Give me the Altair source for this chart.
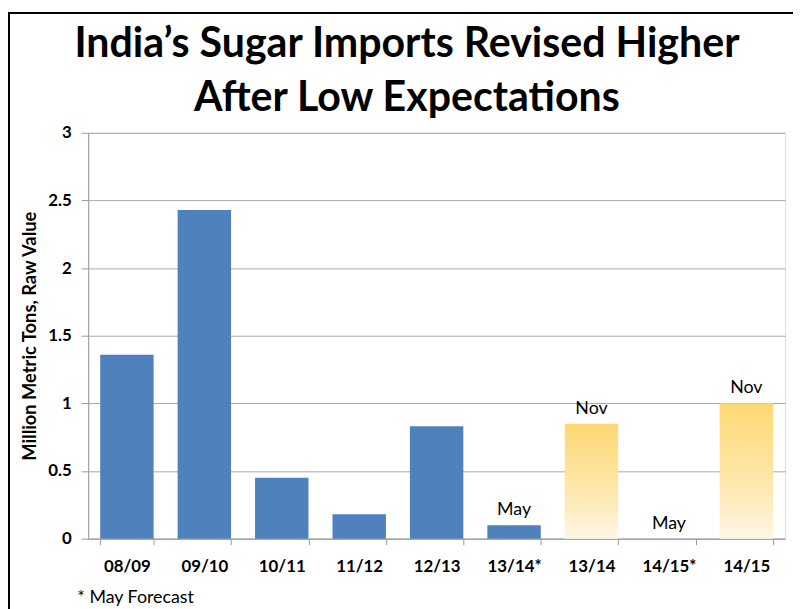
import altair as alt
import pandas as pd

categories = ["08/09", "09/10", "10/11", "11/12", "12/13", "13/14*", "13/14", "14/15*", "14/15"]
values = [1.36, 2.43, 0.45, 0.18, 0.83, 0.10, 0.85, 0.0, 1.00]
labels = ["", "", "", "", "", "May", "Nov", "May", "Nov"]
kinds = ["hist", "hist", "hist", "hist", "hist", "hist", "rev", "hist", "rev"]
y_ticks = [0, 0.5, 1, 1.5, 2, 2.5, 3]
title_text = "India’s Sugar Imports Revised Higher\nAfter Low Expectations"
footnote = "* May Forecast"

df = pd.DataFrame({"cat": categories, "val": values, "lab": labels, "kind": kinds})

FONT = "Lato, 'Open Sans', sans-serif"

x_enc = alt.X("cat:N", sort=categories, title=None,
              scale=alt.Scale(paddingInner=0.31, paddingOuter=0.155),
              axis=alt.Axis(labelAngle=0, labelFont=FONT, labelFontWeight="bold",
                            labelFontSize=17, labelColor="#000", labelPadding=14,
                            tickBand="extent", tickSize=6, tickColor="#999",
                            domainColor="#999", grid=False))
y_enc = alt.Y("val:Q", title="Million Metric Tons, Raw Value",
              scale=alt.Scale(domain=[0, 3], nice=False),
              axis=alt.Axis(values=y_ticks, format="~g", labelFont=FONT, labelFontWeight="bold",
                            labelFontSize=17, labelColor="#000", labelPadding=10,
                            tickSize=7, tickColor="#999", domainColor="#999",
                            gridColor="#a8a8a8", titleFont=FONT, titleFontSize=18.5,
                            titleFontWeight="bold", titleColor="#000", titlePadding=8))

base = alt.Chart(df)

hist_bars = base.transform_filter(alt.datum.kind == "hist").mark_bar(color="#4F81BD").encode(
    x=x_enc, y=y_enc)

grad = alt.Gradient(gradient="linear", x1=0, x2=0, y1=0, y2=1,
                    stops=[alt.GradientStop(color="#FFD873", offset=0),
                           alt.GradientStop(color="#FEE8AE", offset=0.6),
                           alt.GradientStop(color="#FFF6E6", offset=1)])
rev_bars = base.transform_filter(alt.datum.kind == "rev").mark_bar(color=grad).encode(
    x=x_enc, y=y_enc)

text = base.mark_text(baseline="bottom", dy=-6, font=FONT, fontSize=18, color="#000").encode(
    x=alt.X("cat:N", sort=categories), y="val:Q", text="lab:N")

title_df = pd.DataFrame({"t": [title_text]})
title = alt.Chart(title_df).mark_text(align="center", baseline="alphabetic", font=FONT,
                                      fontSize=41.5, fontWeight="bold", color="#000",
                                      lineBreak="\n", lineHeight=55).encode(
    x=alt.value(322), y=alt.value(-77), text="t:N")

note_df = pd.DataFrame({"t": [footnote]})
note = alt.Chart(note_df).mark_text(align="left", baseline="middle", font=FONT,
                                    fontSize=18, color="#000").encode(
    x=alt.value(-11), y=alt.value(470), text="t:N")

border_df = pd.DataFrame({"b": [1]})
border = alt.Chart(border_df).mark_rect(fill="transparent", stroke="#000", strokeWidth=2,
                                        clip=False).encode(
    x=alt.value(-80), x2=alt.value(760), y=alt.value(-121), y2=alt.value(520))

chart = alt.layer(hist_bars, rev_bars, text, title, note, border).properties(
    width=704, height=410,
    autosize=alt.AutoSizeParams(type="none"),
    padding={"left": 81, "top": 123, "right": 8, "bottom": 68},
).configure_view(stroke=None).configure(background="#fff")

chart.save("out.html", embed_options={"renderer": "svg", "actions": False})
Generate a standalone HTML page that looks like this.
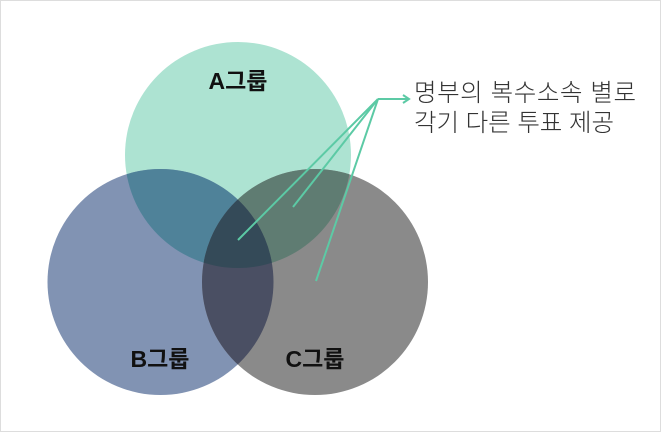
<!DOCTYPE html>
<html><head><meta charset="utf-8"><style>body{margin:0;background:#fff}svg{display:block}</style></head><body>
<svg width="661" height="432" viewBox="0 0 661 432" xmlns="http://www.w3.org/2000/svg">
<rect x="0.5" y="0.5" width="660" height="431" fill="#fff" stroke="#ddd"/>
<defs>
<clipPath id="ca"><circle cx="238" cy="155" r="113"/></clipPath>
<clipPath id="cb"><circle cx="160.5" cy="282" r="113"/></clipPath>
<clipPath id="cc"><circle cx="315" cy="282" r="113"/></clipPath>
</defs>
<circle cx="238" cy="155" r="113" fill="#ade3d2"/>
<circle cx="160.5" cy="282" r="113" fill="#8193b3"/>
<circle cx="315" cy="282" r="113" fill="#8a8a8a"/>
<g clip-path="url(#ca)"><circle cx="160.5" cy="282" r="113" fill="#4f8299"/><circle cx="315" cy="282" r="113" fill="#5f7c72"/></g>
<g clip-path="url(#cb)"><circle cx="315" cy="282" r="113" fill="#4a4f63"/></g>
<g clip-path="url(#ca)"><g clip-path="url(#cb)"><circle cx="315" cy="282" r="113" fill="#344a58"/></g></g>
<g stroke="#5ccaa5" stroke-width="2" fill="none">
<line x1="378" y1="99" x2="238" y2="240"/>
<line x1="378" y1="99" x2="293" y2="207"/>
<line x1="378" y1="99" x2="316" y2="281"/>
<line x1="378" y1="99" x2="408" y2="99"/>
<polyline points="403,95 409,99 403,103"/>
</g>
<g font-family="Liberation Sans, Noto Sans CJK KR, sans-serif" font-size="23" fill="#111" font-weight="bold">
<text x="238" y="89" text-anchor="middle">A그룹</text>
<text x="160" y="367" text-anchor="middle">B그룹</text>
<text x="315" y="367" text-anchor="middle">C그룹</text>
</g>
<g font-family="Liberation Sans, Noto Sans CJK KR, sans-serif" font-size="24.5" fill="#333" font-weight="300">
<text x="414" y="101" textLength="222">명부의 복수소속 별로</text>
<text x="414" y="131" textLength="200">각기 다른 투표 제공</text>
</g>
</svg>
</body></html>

## What is needed
Report how many lines in the listing above include the word "this". Give nothing but the number.

## Solution to the problem
2